INFORMATION PROVIDED:
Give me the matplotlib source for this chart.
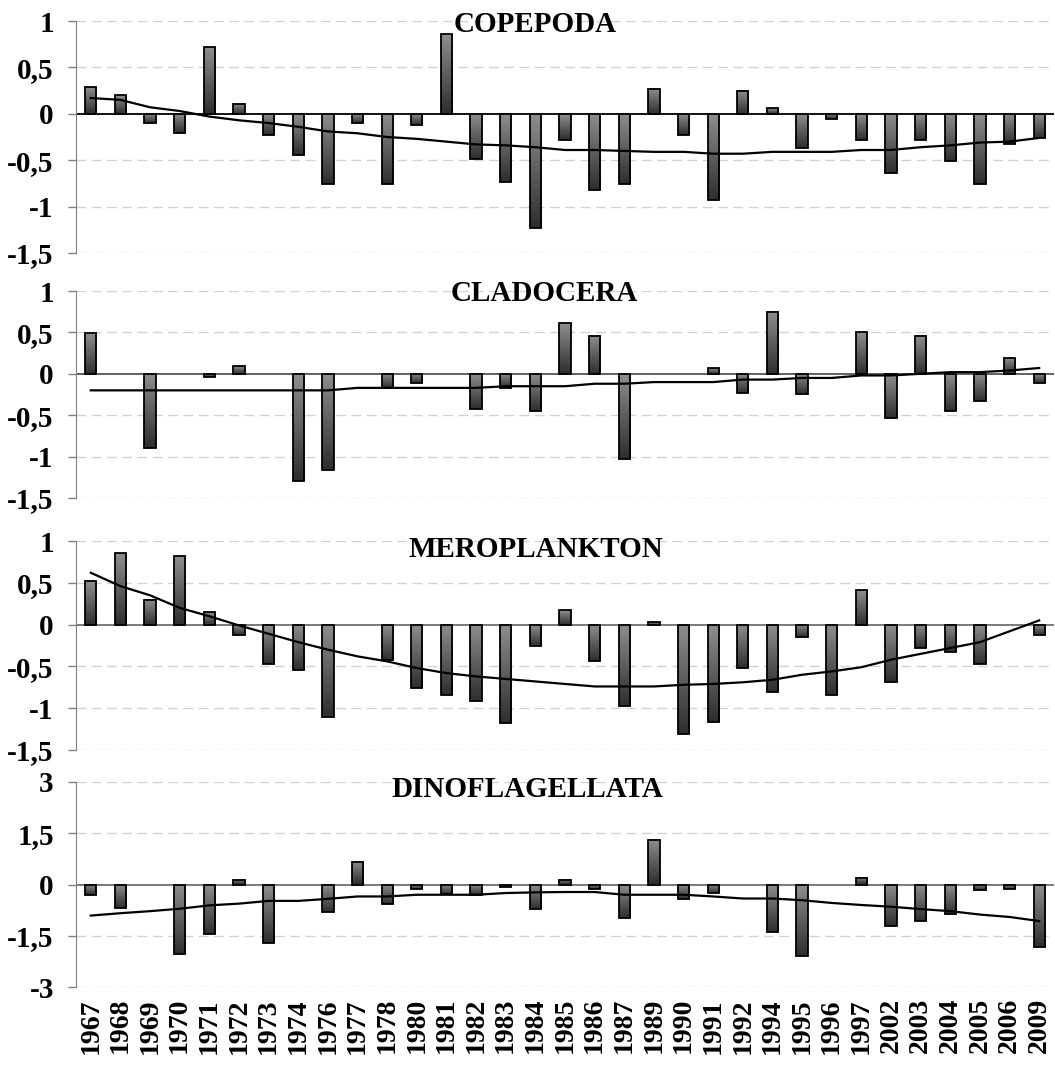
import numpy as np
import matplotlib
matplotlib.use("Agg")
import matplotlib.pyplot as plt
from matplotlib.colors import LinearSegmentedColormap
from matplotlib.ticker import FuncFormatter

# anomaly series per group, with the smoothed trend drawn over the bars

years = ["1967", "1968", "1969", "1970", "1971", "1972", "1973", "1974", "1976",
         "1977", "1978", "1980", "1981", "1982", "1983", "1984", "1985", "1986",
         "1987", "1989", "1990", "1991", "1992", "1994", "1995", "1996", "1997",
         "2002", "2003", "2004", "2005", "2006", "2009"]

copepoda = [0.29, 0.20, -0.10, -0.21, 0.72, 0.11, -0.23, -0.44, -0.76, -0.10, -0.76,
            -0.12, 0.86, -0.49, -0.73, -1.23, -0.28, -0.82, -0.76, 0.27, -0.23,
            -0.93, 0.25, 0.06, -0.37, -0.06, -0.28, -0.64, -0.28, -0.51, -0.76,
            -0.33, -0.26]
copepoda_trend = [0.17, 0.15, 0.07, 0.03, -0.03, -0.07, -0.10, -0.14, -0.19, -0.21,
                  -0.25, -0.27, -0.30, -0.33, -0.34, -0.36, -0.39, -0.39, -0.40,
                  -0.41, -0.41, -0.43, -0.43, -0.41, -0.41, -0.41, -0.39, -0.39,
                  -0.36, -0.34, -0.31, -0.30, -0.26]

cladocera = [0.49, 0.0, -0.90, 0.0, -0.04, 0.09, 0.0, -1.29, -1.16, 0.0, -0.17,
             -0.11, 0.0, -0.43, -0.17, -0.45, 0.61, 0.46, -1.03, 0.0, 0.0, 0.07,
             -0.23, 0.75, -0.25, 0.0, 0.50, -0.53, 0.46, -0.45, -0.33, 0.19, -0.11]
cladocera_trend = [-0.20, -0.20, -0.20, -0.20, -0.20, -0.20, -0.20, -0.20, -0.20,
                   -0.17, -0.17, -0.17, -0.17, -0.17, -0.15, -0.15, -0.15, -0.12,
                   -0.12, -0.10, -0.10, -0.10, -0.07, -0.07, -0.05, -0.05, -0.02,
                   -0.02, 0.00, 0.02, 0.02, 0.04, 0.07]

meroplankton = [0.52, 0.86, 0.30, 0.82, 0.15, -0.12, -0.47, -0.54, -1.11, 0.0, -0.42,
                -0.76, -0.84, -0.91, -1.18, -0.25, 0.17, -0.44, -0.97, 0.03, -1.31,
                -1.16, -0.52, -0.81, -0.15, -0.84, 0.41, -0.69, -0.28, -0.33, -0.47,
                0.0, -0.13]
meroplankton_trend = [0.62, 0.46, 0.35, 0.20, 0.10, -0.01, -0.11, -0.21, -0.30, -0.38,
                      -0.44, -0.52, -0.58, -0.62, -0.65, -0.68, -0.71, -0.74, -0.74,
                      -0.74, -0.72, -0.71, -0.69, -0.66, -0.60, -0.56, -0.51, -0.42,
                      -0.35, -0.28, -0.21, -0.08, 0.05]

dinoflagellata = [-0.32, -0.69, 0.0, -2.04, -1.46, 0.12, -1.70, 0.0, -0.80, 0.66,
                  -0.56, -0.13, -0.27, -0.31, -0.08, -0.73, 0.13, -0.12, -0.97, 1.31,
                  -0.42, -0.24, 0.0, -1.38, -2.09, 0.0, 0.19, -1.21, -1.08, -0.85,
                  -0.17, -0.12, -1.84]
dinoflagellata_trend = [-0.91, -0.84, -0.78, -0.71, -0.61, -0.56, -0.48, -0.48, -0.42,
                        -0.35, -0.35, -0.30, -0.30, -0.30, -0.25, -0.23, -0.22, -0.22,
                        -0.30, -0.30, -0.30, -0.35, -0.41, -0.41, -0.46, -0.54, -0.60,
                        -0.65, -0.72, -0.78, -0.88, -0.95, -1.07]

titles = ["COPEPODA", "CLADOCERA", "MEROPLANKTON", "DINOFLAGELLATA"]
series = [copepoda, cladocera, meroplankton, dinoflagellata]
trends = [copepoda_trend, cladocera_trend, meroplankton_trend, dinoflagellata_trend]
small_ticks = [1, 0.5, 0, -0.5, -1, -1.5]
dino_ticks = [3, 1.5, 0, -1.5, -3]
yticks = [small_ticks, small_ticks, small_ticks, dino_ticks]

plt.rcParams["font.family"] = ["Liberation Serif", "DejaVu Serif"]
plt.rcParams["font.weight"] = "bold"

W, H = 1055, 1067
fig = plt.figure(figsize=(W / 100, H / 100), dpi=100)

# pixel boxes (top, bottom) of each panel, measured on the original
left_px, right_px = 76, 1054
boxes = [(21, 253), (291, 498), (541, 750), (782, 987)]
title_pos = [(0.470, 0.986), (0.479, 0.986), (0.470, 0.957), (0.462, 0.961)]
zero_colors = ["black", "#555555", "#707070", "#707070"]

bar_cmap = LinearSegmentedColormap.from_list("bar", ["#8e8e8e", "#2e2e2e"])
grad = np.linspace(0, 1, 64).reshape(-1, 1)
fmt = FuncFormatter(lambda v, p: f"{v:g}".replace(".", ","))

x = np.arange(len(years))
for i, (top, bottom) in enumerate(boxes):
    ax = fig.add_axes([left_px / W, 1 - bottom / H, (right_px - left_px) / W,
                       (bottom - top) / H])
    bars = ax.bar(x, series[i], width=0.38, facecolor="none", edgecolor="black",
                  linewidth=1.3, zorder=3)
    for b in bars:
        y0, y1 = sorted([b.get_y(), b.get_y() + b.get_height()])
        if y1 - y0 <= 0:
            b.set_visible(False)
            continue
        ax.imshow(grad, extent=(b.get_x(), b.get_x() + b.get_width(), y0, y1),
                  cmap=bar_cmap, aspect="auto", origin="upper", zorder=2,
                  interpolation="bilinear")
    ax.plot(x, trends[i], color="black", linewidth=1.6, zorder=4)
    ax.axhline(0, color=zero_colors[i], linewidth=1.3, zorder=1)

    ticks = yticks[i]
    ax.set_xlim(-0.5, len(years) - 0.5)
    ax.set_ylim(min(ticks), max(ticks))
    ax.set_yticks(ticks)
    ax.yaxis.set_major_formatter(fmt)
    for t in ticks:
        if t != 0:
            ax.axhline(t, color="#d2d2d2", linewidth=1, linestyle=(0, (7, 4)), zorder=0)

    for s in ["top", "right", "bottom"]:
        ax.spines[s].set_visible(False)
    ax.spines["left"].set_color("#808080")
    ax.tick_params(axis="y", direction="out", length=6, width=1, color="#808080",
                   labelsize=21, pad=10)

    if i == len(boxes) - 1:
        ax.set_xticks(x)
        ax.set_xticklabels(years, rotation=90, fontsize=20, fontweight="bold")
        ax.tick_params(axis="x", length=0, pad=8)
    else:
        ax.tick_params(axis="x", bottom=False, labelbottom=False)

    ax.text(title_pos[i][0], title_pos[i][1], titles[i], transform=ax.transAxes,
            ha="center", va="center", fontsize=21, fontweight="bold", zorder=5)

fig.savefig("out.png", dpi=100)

STATED EXERCISE: Wherever "matplotlib" shows up in a line, copy that line.

THE REPLY:
Give me the matplotlib source for this chart.
import matplotlib
matplotlib.use("Agg")
import matplotlib.pyplot as plt
from matplotlib.colors import LinearSegmentedColormap
from matplotlib.ticker import FuncFormatter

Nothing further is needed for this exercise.